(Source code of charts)
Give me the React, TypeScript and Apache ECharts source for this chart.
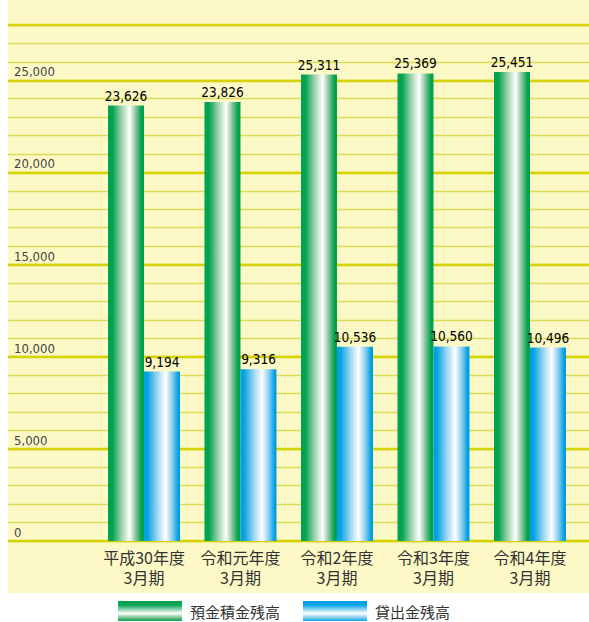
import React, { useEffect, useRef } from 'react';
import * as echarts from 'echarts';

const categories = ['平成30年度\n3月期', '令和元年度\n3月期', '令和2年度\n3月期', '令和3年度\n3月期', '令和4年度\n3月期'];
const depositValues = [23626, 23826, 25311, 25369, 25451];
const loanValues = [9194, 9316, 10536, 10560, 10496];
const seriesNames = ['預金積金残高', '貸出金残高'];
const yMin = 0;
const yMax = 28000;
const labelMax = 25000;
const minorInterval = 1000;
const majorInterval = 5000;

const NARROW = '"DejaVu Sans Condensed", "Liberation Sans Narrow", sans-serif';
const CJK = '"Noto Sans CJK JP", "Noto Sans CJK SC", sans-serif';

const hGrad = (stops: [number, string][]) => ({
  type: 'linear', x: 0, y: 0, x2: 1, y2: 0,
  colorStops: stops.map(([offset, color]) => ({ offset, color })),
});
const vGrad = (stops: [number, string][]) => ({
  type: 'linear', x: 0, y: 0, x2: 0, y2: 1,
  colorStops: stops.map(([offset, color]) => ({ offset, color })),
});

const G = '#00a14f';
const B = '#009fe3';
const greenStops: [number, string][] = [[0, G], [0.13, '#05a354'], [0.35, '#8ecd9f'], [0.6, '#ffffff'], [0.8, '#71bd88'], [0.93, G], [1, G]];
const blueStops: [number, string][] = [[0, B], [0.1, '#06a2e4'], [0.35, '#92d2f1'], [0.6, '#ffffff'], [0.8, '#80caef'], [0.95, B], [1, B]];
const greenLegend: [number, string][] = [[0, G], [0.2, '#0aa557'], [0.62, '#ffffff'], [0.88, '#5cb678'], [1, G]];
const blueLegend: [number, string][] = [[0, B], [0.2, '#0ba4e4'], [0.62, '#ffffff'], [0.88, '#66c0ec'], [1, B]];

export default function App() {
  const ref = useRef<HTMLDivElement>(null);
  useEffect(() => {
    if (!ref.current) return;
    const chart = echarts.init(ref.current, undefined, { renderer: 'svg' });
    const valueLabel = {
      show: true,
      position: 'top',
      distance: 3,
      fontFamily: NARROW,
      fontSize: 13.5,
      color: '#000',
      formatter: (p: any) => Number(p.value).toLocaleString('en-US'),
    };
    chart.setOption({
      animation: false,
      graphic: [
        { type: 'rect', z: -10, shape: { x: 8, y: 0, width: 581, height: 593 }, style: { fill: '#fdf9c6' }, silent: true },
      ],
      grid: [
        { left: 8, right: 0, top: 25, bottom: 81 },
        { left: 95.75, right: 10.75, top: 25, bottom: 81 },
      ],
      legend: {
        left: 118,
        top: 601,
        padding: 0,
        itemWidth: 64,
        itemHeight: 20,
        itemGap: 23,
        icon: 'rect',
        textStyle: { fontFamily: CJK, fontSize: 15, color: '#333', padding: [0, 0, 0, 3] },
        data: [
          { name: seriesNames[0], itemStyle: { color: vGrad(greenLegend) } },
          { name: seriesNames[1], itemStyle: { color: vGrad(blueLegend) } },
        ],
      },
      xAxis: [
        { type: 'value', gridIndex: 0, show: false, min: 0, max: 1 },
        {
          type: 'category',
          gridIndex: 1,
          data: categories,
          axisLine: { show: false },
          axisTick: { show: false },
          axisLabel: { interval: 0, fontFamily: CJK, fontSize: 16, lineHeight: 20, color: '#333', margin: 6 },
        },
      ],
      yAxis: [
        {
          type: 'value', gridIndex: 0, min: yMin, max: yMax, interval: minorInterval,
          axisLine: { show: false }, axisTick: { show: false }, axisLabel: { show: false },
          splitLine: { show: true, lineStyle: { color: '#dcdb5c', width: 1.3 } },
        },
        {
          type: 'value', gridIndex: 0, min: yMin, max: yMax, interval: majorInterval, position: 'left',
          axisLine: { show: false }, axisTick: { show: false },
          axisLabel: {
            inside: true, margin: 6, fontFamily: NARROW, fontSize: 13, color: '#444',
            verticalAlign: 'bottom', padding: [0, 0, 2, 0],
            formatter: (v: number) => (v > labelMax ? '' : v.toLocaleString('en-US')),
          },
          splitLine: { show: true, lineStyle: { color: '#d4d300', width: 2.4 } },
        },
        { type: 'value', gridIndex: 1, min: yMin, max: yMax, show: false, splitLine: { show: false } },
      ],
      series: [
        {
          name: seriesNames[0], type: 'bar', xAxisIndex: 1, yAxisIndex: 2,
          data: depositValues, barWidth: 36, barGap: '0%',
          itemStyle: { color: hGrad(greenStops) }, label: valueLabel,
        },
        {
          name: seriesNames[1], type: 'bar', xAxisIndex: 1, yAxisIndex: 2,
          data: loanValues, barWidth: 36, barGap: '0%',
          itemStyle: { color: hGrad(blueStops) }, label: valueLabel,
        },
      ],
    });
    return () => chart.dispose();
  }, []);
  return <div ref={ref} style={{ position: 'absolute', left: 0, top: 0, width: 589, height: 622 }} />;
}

---

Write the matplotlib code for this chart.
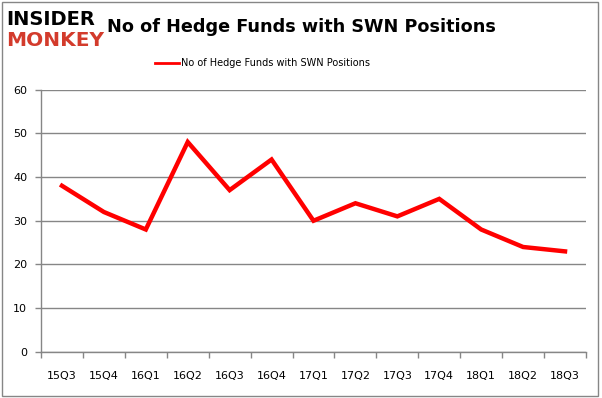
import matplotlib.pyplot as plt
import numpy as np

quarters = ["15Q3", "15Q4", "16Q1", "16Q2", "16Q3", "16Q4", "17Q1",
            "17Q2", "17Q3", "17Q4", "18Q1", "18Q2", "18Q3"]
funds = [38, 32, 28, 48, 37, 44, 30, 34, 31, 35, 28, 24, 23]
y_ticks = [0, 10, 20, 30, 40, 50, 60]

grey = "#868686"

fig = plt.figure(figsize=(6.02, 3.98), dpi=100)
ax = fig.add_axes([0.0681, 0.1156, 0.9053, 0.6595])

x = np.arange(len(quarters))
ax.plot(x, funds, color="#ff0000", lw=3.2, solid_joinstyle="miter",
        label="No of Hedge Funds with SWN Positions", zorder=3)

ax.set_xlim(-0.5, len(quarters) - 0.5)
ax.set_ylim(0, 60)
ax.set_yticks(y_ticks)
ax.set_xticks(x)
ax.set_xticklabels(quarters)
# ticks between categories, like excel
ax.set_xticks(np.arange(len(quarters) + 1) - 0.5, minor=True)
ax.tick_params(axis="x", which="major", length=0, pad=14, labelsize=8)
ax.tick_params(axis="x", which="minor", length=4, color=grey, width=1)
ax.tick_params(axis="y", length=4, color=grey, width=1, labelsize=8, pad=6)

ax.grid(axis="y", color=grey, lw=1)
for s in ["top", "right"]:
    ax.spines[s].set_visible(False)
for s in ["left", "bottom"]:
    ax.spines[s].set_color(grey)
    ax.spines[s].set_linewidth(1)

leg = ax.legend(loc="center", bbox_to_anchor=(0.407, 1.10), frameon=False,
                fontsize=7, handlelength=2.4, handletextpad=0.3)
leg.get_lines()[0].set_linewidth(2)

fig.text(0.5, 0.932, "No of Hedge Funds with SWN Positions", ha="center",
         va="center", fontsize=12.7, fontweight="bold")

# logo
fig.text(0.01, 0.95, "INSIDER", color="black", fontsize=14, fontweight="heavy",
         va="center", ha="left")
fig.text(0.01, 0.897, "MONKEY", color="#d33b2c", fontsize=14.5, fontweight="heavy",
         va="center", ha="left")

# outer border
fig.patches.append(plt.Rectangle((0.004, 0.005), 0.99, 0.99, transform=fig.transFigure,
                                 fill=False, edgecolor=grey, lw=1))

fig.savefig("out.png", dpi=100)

---

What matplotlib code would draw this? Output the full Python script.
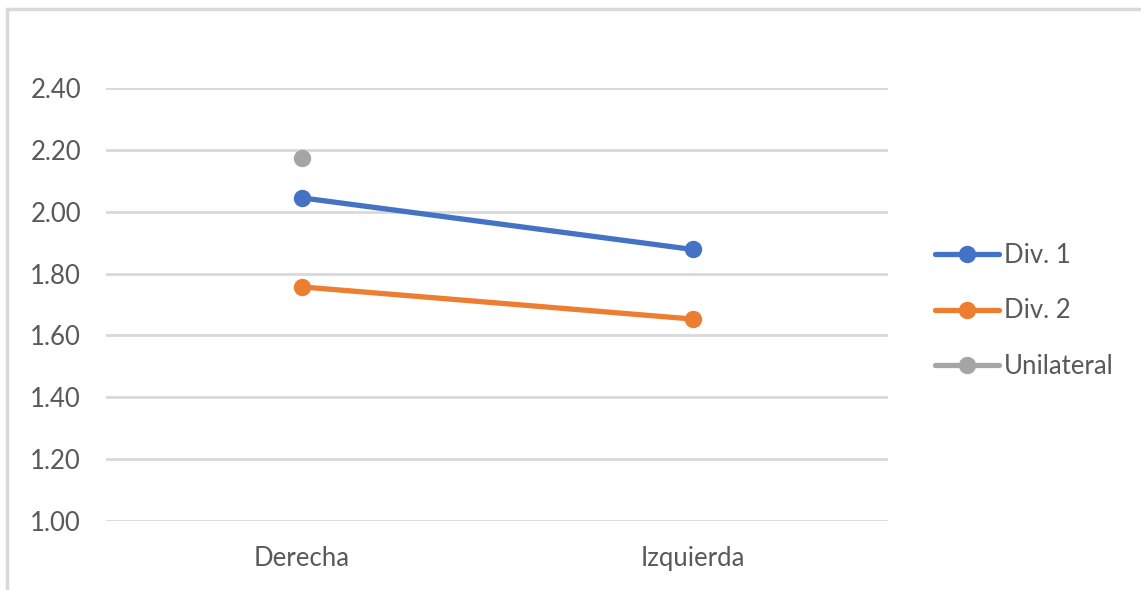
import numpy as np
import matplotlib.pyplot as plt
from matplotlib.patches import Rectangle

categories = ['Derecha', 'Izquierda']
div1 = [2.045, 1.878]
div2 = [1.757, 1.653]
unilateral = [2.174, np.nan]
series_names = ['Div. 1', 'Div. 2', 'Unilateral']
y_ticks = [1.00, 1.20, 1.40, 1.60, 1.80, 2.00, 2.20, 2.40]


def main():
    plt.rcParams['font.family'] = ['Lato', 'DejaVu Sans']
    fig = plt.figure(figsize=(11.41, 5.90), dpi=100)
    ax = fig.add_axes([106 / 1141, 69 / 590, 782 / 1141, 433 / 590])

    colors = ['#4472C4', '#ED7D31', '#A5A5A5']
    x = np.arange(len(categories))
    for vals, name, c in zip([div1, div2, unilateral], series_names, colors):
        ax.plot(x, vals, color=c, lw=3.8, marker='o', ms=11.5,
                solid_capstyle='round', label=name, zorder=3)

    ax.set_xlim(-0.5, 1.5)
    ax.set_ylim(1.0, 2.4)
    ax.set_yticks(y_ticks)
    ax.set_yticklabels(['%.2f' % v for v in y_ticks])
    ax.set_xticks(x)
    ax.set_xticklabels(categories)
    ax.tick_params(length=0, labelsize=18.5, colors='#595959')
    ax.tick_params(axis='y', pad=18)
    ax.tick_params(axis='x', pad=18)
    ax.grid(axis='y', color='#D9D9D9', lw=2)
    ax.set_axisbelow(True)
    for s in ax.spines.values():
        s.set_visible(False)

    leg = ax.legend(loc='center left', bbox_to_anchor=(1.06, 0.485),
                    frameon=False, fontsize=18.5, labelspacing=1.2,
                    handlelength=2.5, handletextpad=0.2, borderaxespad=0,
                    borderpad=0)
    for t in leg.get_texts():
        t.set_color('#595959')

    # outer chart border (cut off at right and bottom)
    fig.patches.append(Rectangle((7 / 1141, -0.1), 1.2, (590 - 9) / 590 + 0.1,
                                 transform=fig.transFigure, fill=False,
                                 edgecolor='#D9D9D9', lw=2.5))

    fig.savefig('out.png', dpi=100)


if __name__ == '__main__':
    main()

• TASK INSTRUCTIONS: Skip every picture. Repeat the lines from the one with "Write the matplotlib code for this chart." through the one with "leg.get_lines()[0].set_linewidth(2)", both ends included.

• RESPONSE:
Write the matplotlib code for this chart.
import matplotlib.pyplot as plt
import numpy as np

quarters = ["15Q3", "15Q4", "16Q1", "16Q2", "16Q3", "16Q4", "17Q1",
            "17Q2", "17Q3", "17Q4", "18Q1", "18Q2", "18Q3"]
funds = [38, 32, 28, 48, 37, 44, 30, 34, 31, 35, 28, 24, 23]
y_ticks = [0, 10, 20, 30, 40, 50, 60]

grey = "#868686"

fig = plt.figure(figsize=(6.02, 3.98), dpi=100)
ax = fig.add_axes([0.0681, 0.1156, 0.9053, 0.6595])

x = np.arange(len(quarters))
ax.plot(x, funds, color="#ff0000", lw=3.2, solid_joinstyle="miter",
        label="No of Hedge Funds with SWN Positions", zorder=3)

ax.set_xlim(-0.5, len(quarters) - 0.5)
ax.set_ylim(0, 60)
ax.set_yticks(y_ticks)
ax.set_xticks(x)
ax.set_xticklabels(quarters)
# ticks between categories, like excel
ax.set_xticks(np.arange(len(quarters) + 1) - 0.5, minor=True)
ax.tick_params(axis="x", which="major", length=0, pad=14, labelsize=8)
ax.tick_params(axis="x", which="minor", length=4, color=grey, width=1)
ax.tick_params(axis="y", length=4, color=grey, width=1, labelsize=8, pad=6)

ax.grid(axis="y", color=grey, lw=1)
for s in ["top", "right"]:
    ax.spines[s].set_visible(False)
for s in ["left", "bottom"]:
    ax.spines[s].set_color(grey)
    ax.spines[s].set_linewidth(1)

leg = ax.legend(loc="center", bbox_to_anchor=(0.407, 1.10), frameon=False,
                fontsize=7, handlelength=2.4, handletextpad=0.3)
leg.get_lines()[0].set_linewidth(2)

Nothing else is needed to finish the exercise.